Furthermore, the investor is usually granted special rights when it comes to taking the central decisions of the company, such as dividend distribution, establishing subsidiaries, or making pivots. The investor may also be granted a seat at the supervisory board or an observer to board meetings, in addition to the general information rights.
So in the case of an equity investment, the investor makes the investment and will be involved in the company directly until the investor exits. However, there is no deadline and the investor will also share in the downside of the business.
Convertible loan: a less hands-on approach to investment
The convertible loan is a loan which upon the fulfillment of certain conditions can or will be converted into the share of the company at a future date. The convertible loan agreement includes the typical terms of a loan agreement: interest rate and maturity date.
Additionally, the convertible loan agreement includes provisions on the different conversion events, in most cases providing for a compulsory conversion upon a next equity financing exceeding a pre-agreed sum (this is called “Qualified financing”), conversion upon a liquidity event, and elective conversion upon the maturity date.
The convertible loan agreement may also include a discount and/or a valuation cap. These provisions work as the upside for the investor, allowing the investor to purchase shares at a lower price than the one paid by the investors in the later round.
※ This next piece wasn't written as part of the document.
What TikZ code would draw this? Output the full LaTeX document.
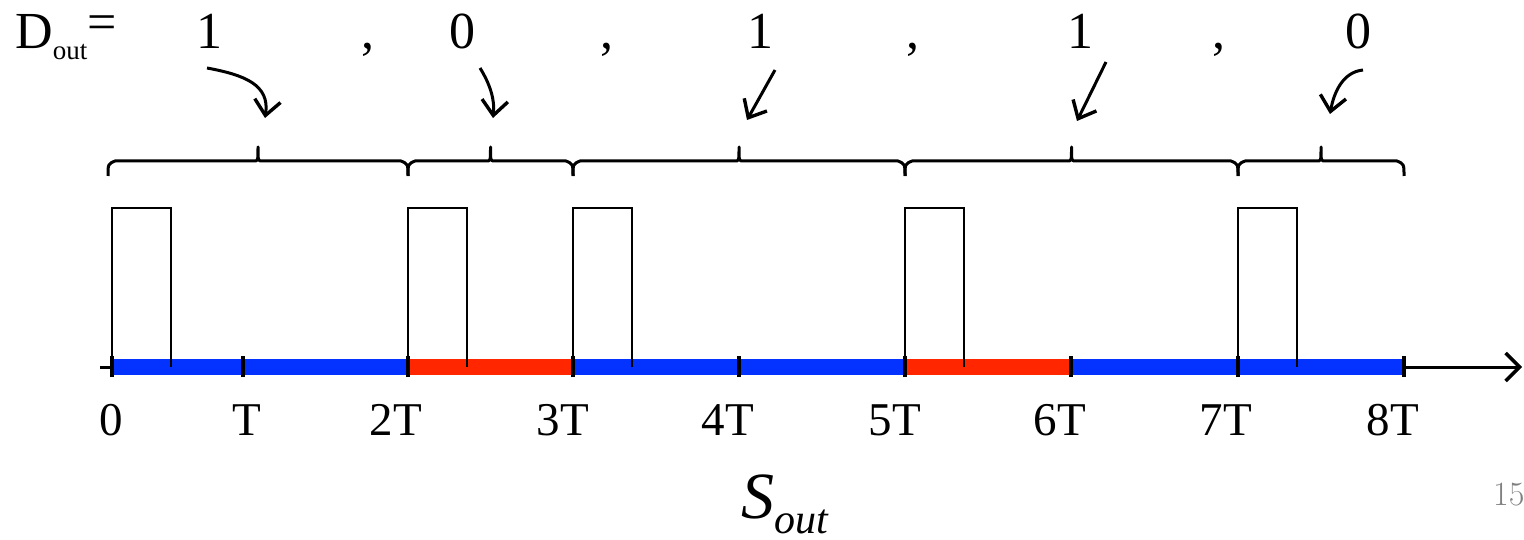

In comparison to the equity investment, the convertible loan investor does not have any shareholder rights until the loan is converted into a share of the company, hence the convertible loan investor is not able to steer the company’s development directly. However, a convertible investor may reclaim its investment at the maturity date – something that the equity investor cannot do.
The convertible loan investment usually is easier to conduct from the legal side and can be completed faster and with lower costs than the equity investment. The upside of the convertible loan to the company is that they do not necessarily need to come up with a valuation for their company and can postpone this to the future by just offering a discount to the investors.
The devil is in the details and dependent on the circumstances
Whether to opt for equity investment or a convertible loan, depends on the circumstances. There are certain details to note in both cases and which suits your current needs at a certain point may not be transferrable to other situations or companies.